SET TASK:
Retype every line from the start of the data down to and including the line with "all_vals = [zenkoku, kuroji, akaji, kenritsu]". Skip the pictures.

SUPPLIED DATA:
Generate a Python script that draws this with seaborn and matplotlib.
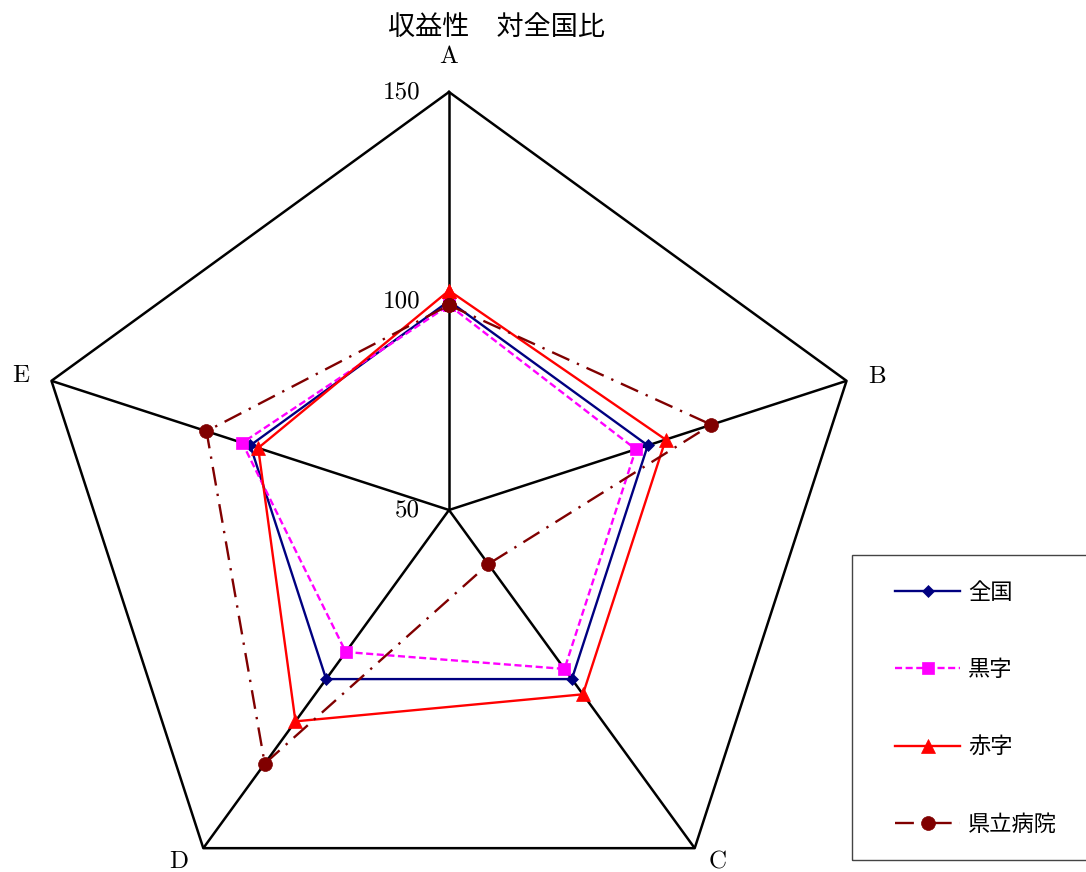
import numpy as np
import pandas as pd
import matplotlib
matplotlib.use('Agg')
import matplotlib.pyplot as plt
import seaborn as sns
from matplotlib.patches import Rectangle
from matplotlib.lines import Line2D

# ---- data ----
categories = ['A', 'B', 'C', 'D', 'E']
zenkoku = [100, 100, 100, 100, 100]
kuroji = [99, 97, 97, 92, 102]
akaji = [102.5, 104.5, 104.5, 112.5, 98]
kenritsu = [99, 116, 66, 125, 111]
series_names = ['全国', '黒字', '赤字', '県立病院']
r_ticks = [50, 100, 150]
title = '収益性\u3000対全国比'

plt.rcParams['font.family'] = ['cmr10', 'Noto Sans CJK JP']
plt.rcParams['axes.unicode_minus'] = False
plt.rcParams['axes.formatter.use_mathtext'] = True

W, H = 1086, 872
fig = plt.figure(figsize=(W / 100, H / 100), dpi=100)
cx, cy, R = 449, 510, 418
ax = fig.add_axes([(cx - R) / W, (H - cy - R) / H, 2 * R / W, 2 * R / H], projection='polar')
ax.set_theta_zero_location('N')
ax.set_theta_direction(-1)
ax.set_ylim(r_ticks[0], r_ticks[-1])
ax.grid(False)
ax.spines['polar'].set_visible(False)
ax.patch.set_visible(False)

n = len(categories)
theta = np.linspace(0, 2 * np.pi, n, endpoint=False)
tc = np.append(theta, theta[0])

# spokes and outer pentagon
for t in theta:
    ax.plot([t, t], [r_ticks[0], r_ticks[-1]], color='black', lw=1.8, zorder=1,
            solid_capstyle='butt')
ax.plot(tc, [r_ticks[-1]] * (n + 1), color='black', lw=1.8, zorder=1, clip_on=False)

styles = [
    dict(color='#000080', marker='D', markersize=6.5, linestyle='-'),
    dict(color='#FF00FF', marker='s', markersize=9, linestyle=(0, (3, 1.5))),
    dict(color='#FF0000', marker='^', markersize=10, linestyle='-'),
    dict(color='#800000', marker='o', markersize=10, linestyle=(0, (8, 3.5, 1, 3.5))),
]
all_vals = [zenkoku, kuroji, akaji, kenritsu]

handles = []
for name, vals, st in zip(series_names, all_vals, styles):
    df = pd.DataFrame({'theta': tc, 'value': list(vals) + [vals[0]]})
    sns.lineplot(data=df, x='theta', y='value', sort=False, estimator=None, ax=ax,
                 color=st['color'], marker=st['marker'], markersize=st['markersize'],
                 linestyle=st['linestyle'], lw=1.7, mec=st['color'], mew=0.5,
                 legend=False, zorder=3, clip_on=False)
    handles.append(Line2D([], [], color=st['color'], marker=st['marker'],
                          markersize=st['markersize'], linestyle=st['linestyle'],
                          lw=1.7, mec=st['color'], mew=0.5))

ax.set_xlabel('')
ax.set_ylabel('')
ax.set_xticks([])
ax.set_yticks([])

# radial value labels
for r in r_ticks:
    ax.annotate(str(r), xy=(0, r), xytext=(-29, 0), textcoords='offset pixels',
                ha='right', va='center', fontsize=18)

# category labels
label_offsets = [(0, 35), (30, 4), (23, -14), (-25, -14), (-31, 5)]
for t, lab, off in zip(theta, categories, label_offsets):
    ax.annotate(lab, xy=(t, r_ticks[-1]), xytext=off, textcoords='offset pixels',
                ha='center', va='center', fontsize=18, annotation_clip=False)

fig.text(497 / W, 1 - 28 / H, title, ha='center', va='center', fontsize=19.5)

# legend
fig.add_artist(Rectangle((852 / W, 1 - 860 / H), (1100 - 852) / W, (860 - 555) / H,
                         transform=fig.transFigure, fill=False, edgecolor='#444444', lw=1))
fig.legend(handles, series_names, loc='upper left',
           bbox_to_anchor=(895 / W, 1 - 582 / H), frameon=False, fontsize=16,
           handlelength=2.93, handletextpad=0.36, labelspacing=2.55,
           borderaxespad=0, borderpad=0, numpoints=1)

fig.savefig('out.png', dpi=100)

RESULT FOR THIS EXERCISE:
Generate a Python script that draws this with seaborn and matplotlib.
import numpy as np
import pandas as pd
import matplotlib
matplotlib.use('Agg')
import matplotlib.pyplot as plt
import seaborn as sns
from matplotlib.patches import Rectangle
from matplotlib.lines import Line2D

# ---- data ----
categories = ['A', 'B', 'C', 'D', 'E']
zenkoku = [100, 100, 100, 100, 100]
kuroji = [99, 97, 97, 92, 102]
akaji = [102.5, 104.5, 104.5, 112.5, 98]
kenritsu = [99, 116, 66, 125, 111]
series_names = ['全国', '黒字', '赤字', '県立病院']
r_ticks = [50, 100, 150]
title = '収益性\u3000対全国比'

plt.rcParams['font.family'] = ['cmr10', 'Noto Sans CJK JP']
plt.rcParams['axes.unicode_minus'] = False
plt.rcParams['axes.formatter.use_mathtext'] = True

W, H = 1086, 872
fig = plt.figure(figsize=(W / 100, H / 100), dpi=100)
cx, cy, R = 449, 510, 418
ax = fig.add_axes([(cx - R) / W, (H - cy - R) / H, 2 * R / W, 2 * R / H], projection='polar')
ax.set_theta_zero_location('N')
ax.set_theta_direction(-1)
ax.set_ylim(r_ticks[0], r_ticks[-1])
ax.grid(False)
ax.spines['polar'].set_visible(False)
ax.patch.set_visible(False)

n = len(categories)
theta = np.linspace(0, 2 * np.pi, n, endpoint=False)
tc = np.append(theta, theta[0])

# spokes and outer pentagon
for t in theta:
    ax.plot([t, t], [r_ticks[0], r_ticks[-1]], color='black', lw=1.8, zorder=1,
            solid_capstyle='butt')
ax.plot(tc, [r_ticks[-1]] * (n + 1), color='black', lw=1.8, zorder=1, clip_on=False)

styles = [
    dict(color='#000080', marker='D', markersize=6.5, linestyle='-'),
    dict(color='#FF00FF', marker='s', markersize=9, linestyle=(0, (3, 1.5))),
    dict(color='#FF0000', marker='^', markersize=10, linestyle='-'),
    dict(color='#800000', marker='o', markersize=10, linestyle=(0, (8, 3.5, 1, 3.5))),
]
all_vals = [zenkoku, kuroji, akaji, kenritsu]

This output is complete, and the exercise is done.